• Objective
Without including any images, repeat the data exactly.

• Supplied information

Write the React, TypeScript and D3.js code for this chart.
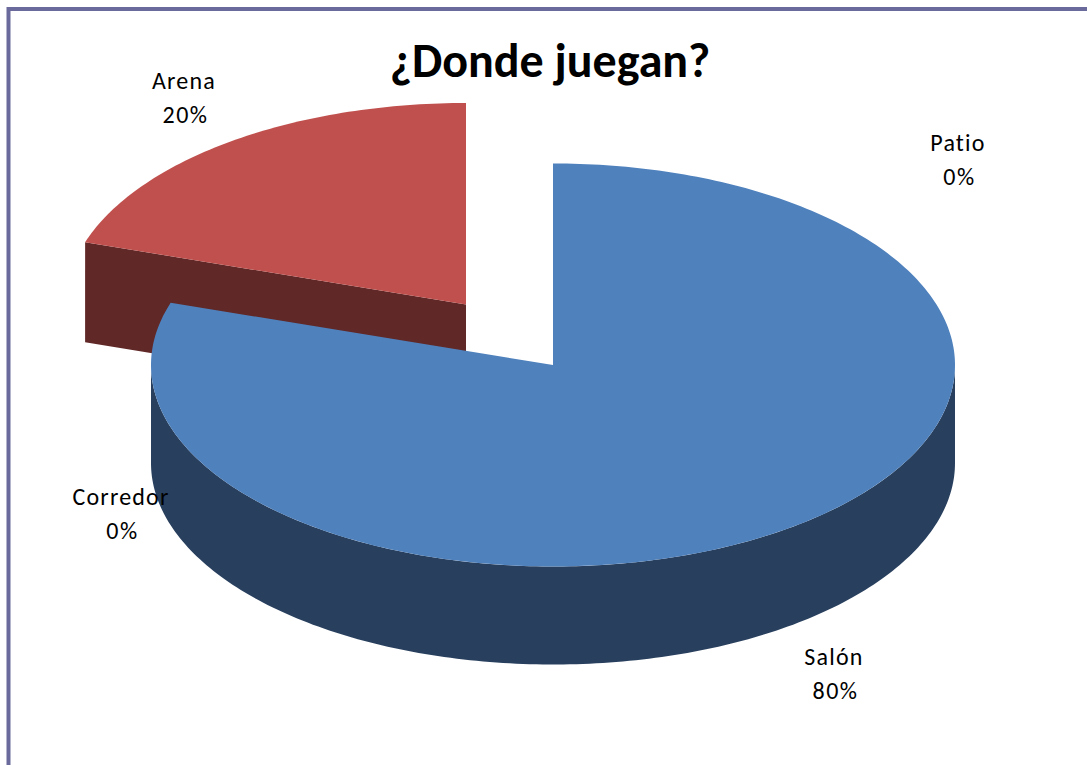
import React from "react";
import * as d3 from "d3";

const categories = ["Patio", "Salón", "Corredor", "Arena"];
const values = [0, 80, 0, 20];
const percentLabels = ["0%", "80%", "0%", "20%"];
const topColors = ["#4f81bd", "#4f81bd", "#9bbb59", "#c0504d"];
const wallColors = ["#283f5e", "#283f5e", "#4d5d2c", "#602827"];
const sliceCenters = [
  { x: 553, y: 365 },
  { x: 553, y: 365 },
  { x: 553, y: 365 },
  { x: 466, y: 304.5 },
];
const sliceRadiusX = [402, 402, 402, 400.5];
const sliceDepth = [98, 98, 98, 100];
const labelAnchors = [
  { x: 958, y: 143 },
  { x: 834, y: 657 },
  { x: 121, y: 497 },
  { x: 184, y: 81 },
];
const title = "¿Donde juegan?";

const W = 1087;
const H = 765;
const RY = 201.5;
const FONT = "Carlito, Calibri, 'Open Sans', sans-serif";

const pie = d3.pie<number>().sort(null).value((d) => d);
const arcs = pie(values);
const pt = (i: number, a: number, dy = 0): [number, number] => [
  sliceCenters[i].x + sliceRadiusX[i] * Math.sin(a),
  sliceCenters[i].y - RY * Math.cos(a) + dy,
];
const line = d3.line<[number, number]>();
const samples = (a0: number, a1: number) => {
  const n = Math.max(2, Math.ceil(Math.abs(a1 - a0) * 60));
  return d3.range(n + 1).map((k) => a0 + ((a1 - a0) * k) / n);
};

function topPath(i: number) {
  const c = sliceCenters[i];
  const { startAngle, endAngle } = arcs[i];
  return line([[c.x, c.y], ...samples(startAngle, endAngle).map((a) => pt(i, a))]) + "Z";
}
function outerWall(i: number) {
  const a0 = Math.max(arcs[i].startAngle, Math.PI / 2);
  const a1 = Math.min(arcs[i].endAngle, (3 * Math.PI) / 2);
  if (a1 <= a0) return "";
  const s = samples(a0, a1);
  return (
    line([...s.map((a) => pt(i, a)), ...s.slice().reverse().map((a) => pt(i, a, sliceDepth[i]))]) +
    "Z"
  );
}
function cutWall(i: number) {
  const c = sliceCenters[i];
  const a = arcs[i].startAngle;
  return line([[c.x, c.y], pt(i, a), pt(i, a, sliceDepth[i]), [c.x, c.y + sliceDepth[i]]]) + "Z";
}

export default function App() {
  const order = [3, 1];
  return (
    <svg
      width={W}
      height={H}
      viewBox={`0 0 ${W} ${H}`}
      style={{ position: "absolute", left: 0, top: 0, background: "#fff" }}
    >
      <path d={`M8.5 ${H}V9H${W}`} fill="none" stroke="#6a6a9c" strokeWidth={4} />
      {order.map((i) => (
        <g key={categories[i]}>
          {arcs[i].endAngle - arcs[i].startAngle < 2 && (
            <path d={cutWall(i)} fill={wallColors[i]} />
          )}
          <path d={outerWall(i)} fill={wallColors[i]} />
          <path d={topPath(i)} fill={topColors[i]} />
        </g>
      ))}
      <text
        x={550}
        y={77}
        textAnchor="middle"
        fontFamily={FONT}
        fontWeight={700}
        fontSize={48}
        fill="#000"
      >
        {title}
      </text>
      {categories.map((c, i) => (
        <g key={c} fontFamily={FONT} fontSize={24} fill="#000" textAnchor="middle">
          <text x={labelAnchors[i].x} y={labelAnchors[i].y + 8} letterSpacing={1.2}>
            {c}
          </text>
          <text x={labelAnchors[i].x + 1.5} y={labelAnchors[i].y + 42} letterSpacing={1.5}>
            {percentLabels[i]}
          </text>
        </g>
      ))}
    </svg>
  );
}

• Expected answer
Write the React, TypeScript and D3.js code for this chart.
import React from "react";
import * as d3 from "d3";

const categories = ["Patio", "Salón", "Corredor", "Arena"];
const values = [0, 80, 0, 20];
const percentLabels = ["0%", "80%", "0%", "20%"];
const topColors = ["#4f81bd", "#4f81bd", "#9bbb59", "#c0504d"];
const wallColors = ["#283f5e", "#283f5e", "#4d5d2c", "#602827"];
const sliceCenters = [
  { x: 553, y: 365 },
  { x: 553, y: 365 },
  { x: 553, y: 365 },
  { x: 466, y: 304.5 },
];
const sliceRadiusX = [402, 402, 402, 400.5];
const sliceDepth = [98, 98, 98, 100];
const labelAnchors = [
  { x: 958, y: 143 },
  { x: 834, y: 657 },
  { x: 121, y: 497 },
  { x: 184, y: 81 },
];
const title = "¿Donde juegan?";

const W = 1087;
const H = 765;
const RY = 201.5;
const FONT = "Carlito, Calibri, 'Open Sans', sans-serif";

const pie = d3.pie<number>().sort(null).value((d) => d);
const arcs = pie(values);
const pt = (i: number, a: number, dy = 0): [number, number] => [
  sliceCenters[i].x + sliceRadiusX[i] * Math.sin(a),
  sliceCenters[i].y - RY * Math.cos(a) + dy,
];
const line = d3.line<[number, number]>();
const samples = (a0: number, a1: number) => {
  const n = Math.max(2, Math.ceil(Math.abs(a1 - a0) * 60));
  return d3.range(n + 1).map((k) => a0 + ((a1 - a0) * k) / n);
};

function topPath(i: number) {
  const c = sliceCenters[i];
  const { startAngle, endAngle } = arcs[i];
  return line([[c.x, c.y], ...samples(startAngle, endAngle).map((a) => pt(i, a))]) + "Z";
}
function outerWall(i: number) {
  const a0 = Math.max(arcs[i].startAngle, Math.PI / 2);
  const a1 = Math.min(arcs[i].endAngle, (3 * Math.PI) / 2);
  if (a1 <= a0) return "";
  const s = samples(a0, a1);
  return (
    line([...s.map((a) => pt(i, a)), ...s.slice().reverse().map((a) => pt(i, a, sliceDepth[i]))]) +
    "Z"
  );
}
function cutWall(i: number) {
  const c = sliceCenters[i];
  const a = arcs[i].startAngle;
  return line([[c.x, c.y], pt(i, a), pt(i, a, sliceDepth[i]), [c.x, c.y + sliceDepth[i]]]) + "Z";
}

export default function App() {
  const order = [3, 1];
  return (
    <svg
      width={W}
      height={H}
      viewBox={`0 0 ${W} ${H}`}
      style={{ position: "absolute", left: 0, top: 0, background: "#fff" }}
    >
      <path d={`M8.5 ${H}V9H${W}`} fill="none" stroke="#6a6a9c" strokeWidth={4} />
      {order.map((i) => (
        <g key={categories[i]}>
          {arcs[i].endAngle - arcs[i].startAngle < 2 && (
            <path d={cutWall(i)} fill={wallColors[i]} />
          )}
          <path d={outerWall(i)} fill={wallColors[i]} />
          <path d={topPath(i)} fill={topColors[i]} />
        </g>
      ))}
      <text
        x={550}
        y={77}
        textAnchor="middle"
        fontFamily={FONT}
        fontWeight={700}
        fontSize={48}
        fill="#000"
      >
        {title}
      </text>
      {categories.map((c, i) => (
        <g key={c} fontFamily={FONT} fontSize={24} fill="#000" textAnchor="middle">
          <text x={labelAnchors[i].x} y={labelAnchors[i].y + 8} letterSpacing={1.2}>
            {c}
          </text>
          <text x={labelAnchors[i].x + 1.5} y={labelAnchors[i].y + 42} letterSpacing={1.5}>
            {percentLabels[i]}
          </text>
        </g>
      ))}
    </svg>
  );
}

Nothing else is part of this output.